Deep Depletion and Back-Illumination
Deep-depletion silicon lets the sensor absorb longer wavelengths more effectively, which boosts QE in the near-infrared. That’s a big deal in astronomy, especially when you’re trying to spot faint, redshifted light from distant galaxies.
Back-illuminated sensors move the photosensitive layer in front of the readout electronics, so wiring doesn’t block the light. With this design, you can get visible-light QE over 90% since photons hit the active layer with nothing in the way.
But back-illumination isn’t simple. You have to thin the silicon wafer and add a stable passivation layer to stop surface recombination. In CCDs, people often combine this with cooling to cut down noise. For CMOS sensors, newer designs blend back-illumination with parallel readout, keeping QE high and letting you run at faster frame rates.
Emerging Materials and Future Directions
New materials are pushing QE further than what traditional silicon can do. For ultraviolet detection, delta-doped silicon and aluminum nitride coatings help absorb more photons at those shorter wavelengths.

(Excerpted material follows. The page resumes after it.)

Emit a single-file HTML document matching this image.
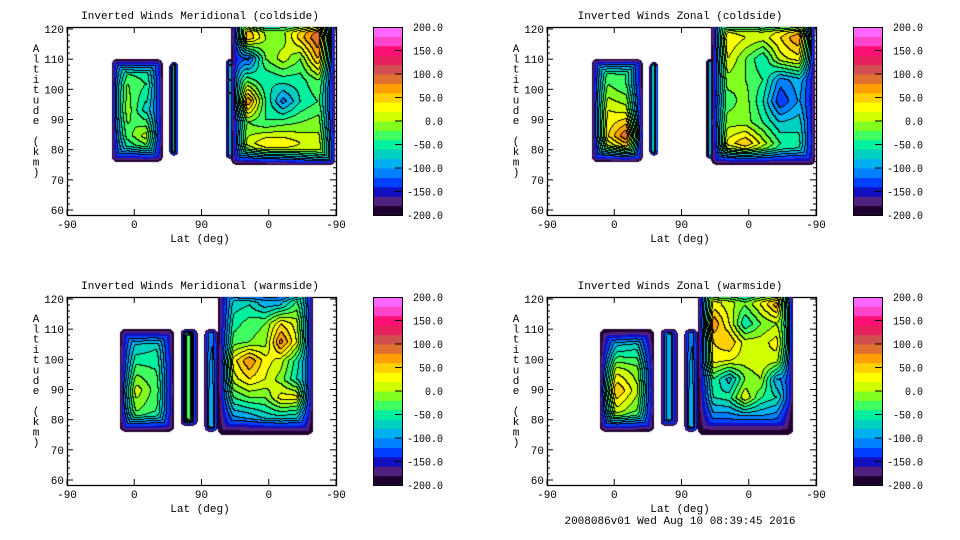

When it comes to infrared, HgCdTe (mercury cadmium telluride) and InGaAs (indium gallium arsenide) beat silicon, mainly because their bandgaps are narrower. Engineers often pair these materials with CMOS readout circuits, which lets them get both high QE and fast data speeds.
Researchers keep looking into nanostructured surfaces, hoping these textures will trap incoming photons more efficiently. Instead of relying on the usual coatings, these surfaces can cut down on reflection and maybe even boost QE across a wider range.
With fabrication techniques getting better all the time, I can imagine a future where we combine these ideas and end up with sensors that deliver high QE from UV to IR, all in one device.